BTW: Just because I'm not arguing for the stimulus bill doesn't mean I'm arguing against it either. I've actually pointed out on my own blog an example of how the Republican spin on it is bunk.

I'm more interested in the long term though. And in the long run, my preferred tactics lean more towards the views of people like Roderick Long or Kevin Carson than to any mainstream politico. So I'm no conservative, in case anyone else here thinks that -- if anything I'm to the left of you guys.

patient renter wrote, I was under the impression that WW2 got us out of the Great Depression? At least that's what the unemployment charts seemed to indicate last I checked.

The Depression wasn't entirely vanquished until WWII, but unemployment actually went down a lot under the New Deal, until 1937 when Roosevelt under pressure from people with the same sentiments as the ones you've unwisely expressed here cut spending and increased taxes.

The essence of the problem, is that there is too much money on the supply side of goods and services relative to the demand side, i.e., too much money for the production and not enough money for the consumption. Or, in other words, there is not enough money to buy what is produced.

What then have to be done, it's to take money from the hands of the investors and transfer it in the hands of the consumers, or, take brand new money from the central bank and give it to the consumers instead of the investors and producers, or do both. Not forgetting that the governments can be consumers too.

If we don't do that, we will have to wait that the relative over-supply of goods and services disappear. This means that we will have to wait that the global prices decrease to a level that will permit to the global money in the hands of consumers to be sufficient to buy the goods and services already produced.
If we don't want to wait, or not want that the prices decrease, we may destroy a part of the actual production till the remaining production decrease to the level aforesaid, and in the same time, stop all new production.

Make your choice !

Patient renter this unemployment figures you cite do not include WPA and CCC jobs. However comparative figures include all military draftees and labor camp workers in Germany as employed. Put behind barbed wire and forced to make bombs by Hitler Employed. Volunteer to build out Yosemite National Park by FDR? Even though you get paid? Unemployed. Anti-New Deal much? Well I think so.

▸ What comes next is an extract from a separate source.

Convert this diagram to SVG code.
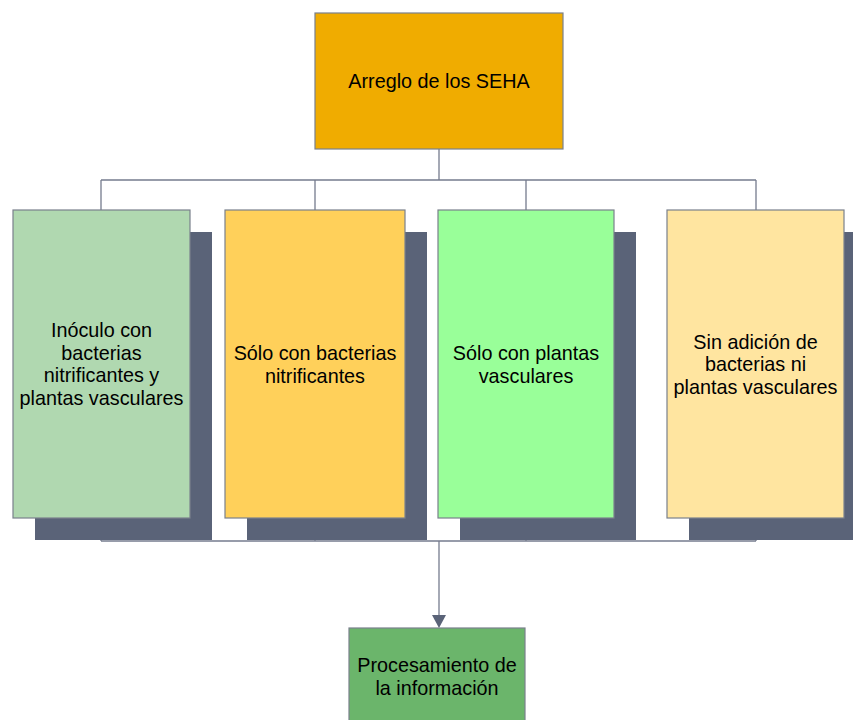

Inspired by Dean I did an analysis of the spending called out by the Dispatch at Angry Bear. Between Head Start, 'wellness', and teacher skill training I could not get the total above .4% of the total package.

obviously there is a vast amount of idle labor right now, but is there really a large amount of idle capital too? Where is it? this is a serious question, not sarcasm.

Dean,

The Dispatch has always been the mouthpiece of the Wolfe family. "Facts" and "quality reporting" are not their goal. It's the only daily in Columbus and has an openly conservative agenda.

Propaganda is its modus operandi - it's a very small-town mentality. The Wolfe family simply doesn't care about the nation's well-being.

Anti-New Deal much? Well I think so.

I haven't stated my opinion of the New Deal, but you're free to think whatever you want.

All I mentioned was that unemployment was still elevated straight up till WW2. The idea that the New Deal saved the day is certainly not without dispute.

Anti-New Deal much? Well I think so.

I haven't stated my opinion of the New Deal, but you're free to think whatever you want.

All I mentioned was that unemployment was still elevated straight up till WW2. Argue around it however you want.

Anti-New Deal much? Well I think so.

I haven't stated my opinion of the New Deal, but you're free to draw whatever assumptions work for you.

All I mentioned was that unemployment was still elevated straight up till WW2. Argue around it however you want.